Eleanor thought about her stepfather barking at her mother across the wastes of English silver, French furniture, and Chinese vases that helped to prevent him from becoming physically violent. This dwarfish and impotent French duke had dedicated his life to the idea that civilization had died in 1789. He nonetheless accepted a ten per cent cut from the dealers who sold pre-revolutionary antiques to his wife. He had forced Mary to sell her mother’s Monets and Bonnards on the ground that they were examples of a decadent art that would never really matter.
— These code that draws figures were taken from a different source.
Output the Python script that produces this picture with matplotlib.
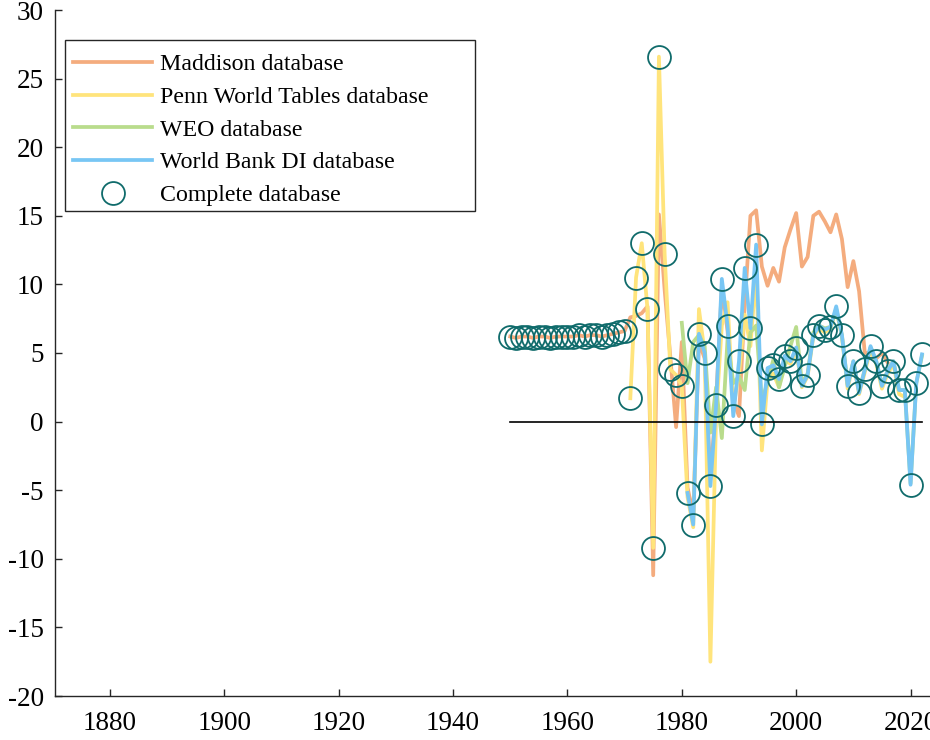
import numpy as np
import matplotlib
matplotlib.use("Agg")
import matplotlib.pyplot as plt
from matplotlib.patches import Rectangle

plt.rcParams['font.family'] = ['Liberation Serif', 'DejaVu Serif']
plt.rcParams['axes.unicode_minus'] = False

# growth rates (%)
maddison_years = list(range(1950, 2017))
maddison = [6.2, 6.1, 6.2, 6.2, 6.1, 6.2, 6.2, 6.1, 6.2, 6.2,
            6.2, 6.2, 6.3, 6.2, 6.3, 6.3, 6.2, 6.3, 6.4, 6.5,
            6.6, 7.6, 7.7, 7.9, 8.4, -11.2, 15.1, 9.6, 4.7, -0.4,
            5.8, -4.8, -6.8, 5.8, 4.6, -4.2, 1.5, 9.8, 6.6, 1.5,
            0.4, 8.5, 15.0, 15.4, 11.3, 9.9, 11.2, 10.2, 12.7, 14.0,
            15.2, 11.3, 12.0, 15.0, 15.3, 14.6, 13.8, 15.1, 13.3, 9.8,
            11.7, 9.5, 5.0, 5.0, 4.6, 5.0, 4.3]

penn_years = list(range(1971, 2020))
penn = [1.7, 10.5, 13.0, 8.2, -9.2, 26.6, 12.2, 3.8, 3.4,
        2.6, -5.5, -7.7, 8.2, 5.0, -17.5, 0.5, 7.0, 8.7, 1.0,
        3.5, 7.8, 5.5, 11.0, -2.1, 3.0, 3.5, 2.5, 4.5, 4.2,
        5.2, 2.5, 3.3, 6.2, 6.8, 6.5, 6.8, 8.2, 6.2, 2.4,
        4.3, 2.0, 3.6, 5.3, 4.2, 2.4, 3.5, 4.2, 2.0, 1.8]

weo_years = list(range(1980, 2023))
weo = [7.2, 2.8, 5.8, 6.3, 5.5, -0.8, 2.5, -1.2, 6.0, 2.8,
       3.3, 2.3, 6.5, 7.0, 1.5, 2.9, 4.5, 2.5, 4.0, 5.5,
       6.9, 2.8, 3.5, 6.5, 7.0, 6.8, 6.9, 8.2, 6.3, 2.7,
       4.4, 2.2, 3.8, 5.4, 4.4, 2.7, 3.7, 4.4, 2.3, 2.3,
       -4.5, 2.8, 4.8]

wb_years = list(range(1981, 2023))
wb = [-5.2, -7.5, 6.4, 5.0, -4.7, 1.2, 10.4, 7.0, 0.4,
      4.4, 11.2, 6.8, 12.9, -0.2, 3.9, 4.1, 3.1, 4.8, 4.4,
      5.4, 2.6, 3.4, 6.3, 7.0, 6.7, 6.9, 8.4, 6.3, 2.6,
      4.4, 2.1, 3.8, 5.5, 4.4, 2.6, 3.7, 4.4, 2.3, 2.3,
      -4.6, 2.8, 4.9]

# complete series: Maddison up to 1970, Penn 1971-1980, World Bank after
complete_years = list(range(1950, 2023))
complete = maddison[:21] + penn[:10] + wb

fig = plt.figure(figsize=(9.3, 7.4), dpi=100)
ax = fig.add_axes([55 / 930, 44 / 740, 875 / 930, 686 / 740])

lw = 2.7
ax.plot(maddison_years, maddison, color='#F4AC7E', lw=lw, label='Maddison database')
ax.plot(penn_years, penn, color='#FFE47C', lw=lw, label='Penn World Tables database')
ax.plot(weo_years, weo, color='#B9DC8C', lw=lw, label='WEO database')
ax.plot(wb_years, wb, color='#78C6F4', lw=lw, label='World Bank DI database')
ax.plot(complete_years, complete, 'o', ms=16.5, mfc='none', mec='#0F6B6B', mew=1.3,
        label='Complete database')
ax.plot([1950, 2022], [0, 0], color='black', lw=1.2)

ax.set_xlim(1870.4, 2023.4)
ax.set_ylim(-20, 30)
ax.set_xticks(np.arange(1880, 2021, 20))
ax.set_yticks(np.arange(-20, 31, 5))

for side in ['top', 'right']:
    ax.spines[side].set_visible(False)
for side in ['left', 'bottom']:
    ax.spines[side].set_color('#262626')
    ax.spines[side].set_linewidth(1.0)
ax.tick_params(direction='in', length=5, width=1, colors='#262626', labelcolor='black',
               labelsize=19.5)
ax.tick_params(axis='y', pad=8)
ax.tick_params(axis='x', pad=11)

# legend box drawn by hand (wider than matplotlib's own frame, like the original)
box = Rectangle((0.0114, 0.707), 0.4686, 0.2493, transform=ax.transAxes,
                facecolor='white', edgecolor='#262626', lw=1.0, zorder=4)
ax.add_patch(box)
leg = ax.legend(loc='upper left', bbox_to_anchor=(0.0114, 0.9487), borderaxespad=0,
                fontsize=17.2, frameon=False,
                handlelength=3.3, handletextpad=0.33, labelspacing=0.46,
                borderpad=0.35, numpoints=1)
leg.set_zorder(5)

fig.savefig('out.png', dpi=100)
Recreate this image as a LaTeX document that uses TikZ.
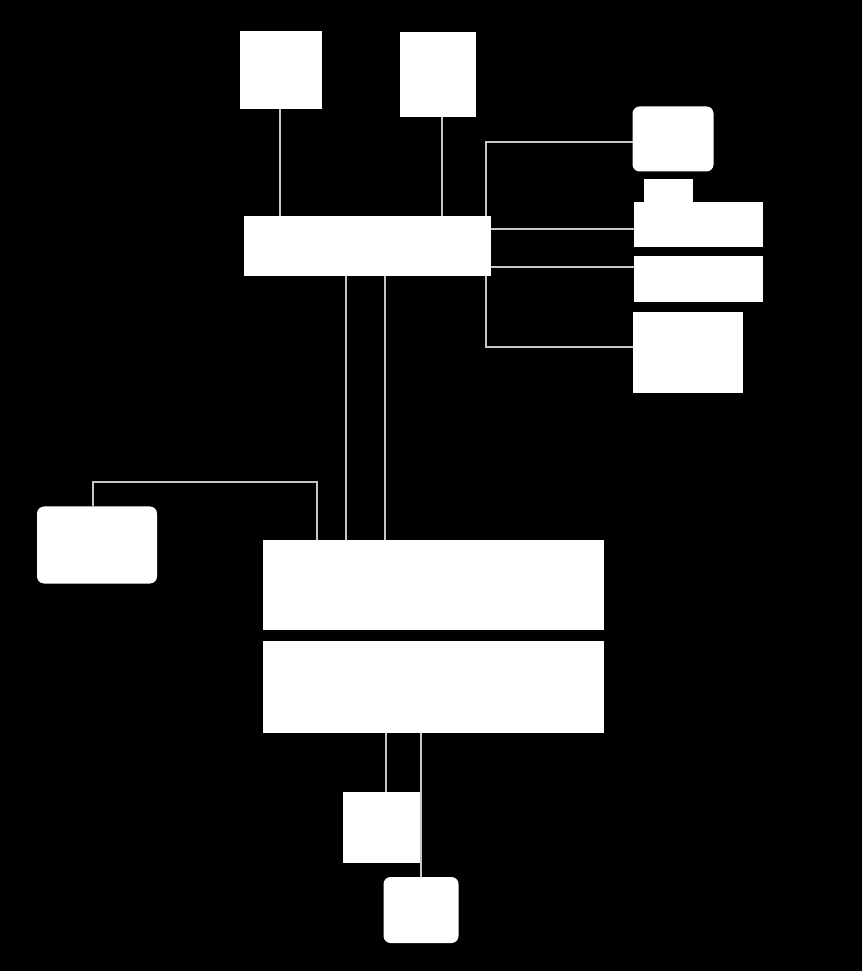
\documentclass[tikz,border=0pt]{standalone}
\usepackage{amsmath}
\usepackage{amssymb}
\usepackage{tikz}

\definecolor{wiregray}{gray}{0.78}
\tikzset{
  blk/.style={draw=none, fill=white, inner sep=0pt, outer sep=0pt},
  wire/.style={draw=wiregray, line width=0.4pt, solid}
}

\begin{document}
\begin{tikzpicture}
            \fill[black] (0.00,0.00) rectangle (8.62,-9.71);
            \useasboundingbox (0.00,0.00) rectangle (8.62,-9.71);
            % top row
            \node[blk, minimum width=0.82cm, minimum height=0.78cm] (lampa) at (2.81,-0.70) {};
            \node[blk, minimum width=0.76cm, minimum height=0.85cm] (lampb) at (4.38,-0.75) {};
            \node[blk, minimum width=2.47cm, minimum height=0.60cm] (hub) at (3.67,-2.46) {};
            % right stack
            \node[blk, minimum width=0.81cm, minimum height=0.65cm, rounded corners=2pt] (cap) at (6.73,-1.39) {};
            \node[blk, minimum width=0.49cm, minimum height=0.24cm] (tab) at (6.68,-1.91) {};
            \node[blk, minimum width=1.29cm, minimum height=0.45cm] (rowa) at (6.98,-2.25) {};
            \node[blk, minimum width=1.29cm, minimum height=0.46cm] (rowb) at (6.98,-2.79) {};
            \node[blk, minimum width=1.10cm, minimum height=0.81cm] (rowc) at (6.88,-3.53) {};
            % lower part
            \node[blk, minimum width=1.20cm, minimum height=0.77cm, rounded corners=2pt] (side) at (0.97,-5.45) {};
            \node[blk, minimum width=3.41cm, minimum height=0.90cm] (basea) at (4.33,-5.85) {};
            \node[blk, minimum width=3.41cm, minimum height=0.92cm] (baseb) at (4.33,-6.87) {};
            \node[blk, minimum width=0.78cm, minimum height=0.71cm] (foota) at (3.82,-8.27) {};
            \node[blk, minimum width=0.75cm, minimum height=0.66cm, rounded corners=2pt] (footb) at (4.21,-9.10) {};
            \coordinate (bus) at (4.86,0.00);
            \coordinate (bend) at (3.17,-4.82);
            % wires
            \draw[wire] (lampa.south -| 2.80,0) -- (hub.north -| 2.80,0);
            \draw[wire] (lampb.south -| 4.42,0) -- (hub.north -| 4.42,0);
            \draw[wire] (cap.west |- 0,-1.42) -| (bus |- hub.north);
            \draw[wire] (rowc.west |- 0,-3.47) -| (bus |- hub.south);
            \draw[wire] (hub.east |- 0,-2.29) -- (rowa.west |- 0,-2.29);
            \draw[wire] (hub.east |- 0,-2.67) -- (rowb.west |- 0,-2.67);
            \draw[wire] (side.north -| 0.93,0) |- (bend) -- (bend |- basea.north);
            \draw[wire] (hub.south -| 3.46,0) -- (basea.north -| 3.46,0);
            \draw[wire] (hub.south -| 3.85,0) -- (basea.north -| 3.85,0);
            \draw[wire] (baseb.south -| 3.86,0) -- (foota.north -| 3.86,0);
            \draw[wire] (baseb.south -| footb.north) -- (footb.north);
        \end{tikzpicture}
\end{document}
To him, Mary was the least valuable object in the fastidious museums they inhabited, and when eventually he bullied her to death he felt that he had eliminated the last trace of modernity from his life except, of course, for the enormous income that now came to him from the sales of a dry-cleaning fluid made in Ohio.
Eleanor had watched her mother’s persecution with the same vivid silence as she experienced in the face of her own gradual disintegration tonight. Although she was not a cruel person, she remembered being helpless with laughter watching her stepfather, by then suffering from Parkinson’s disease, lift a forkful of peas, only to find the fork empty by the time it reached his mouth. Yet she had never told him how much she hated him. She had not spoken then, and she would not speak now.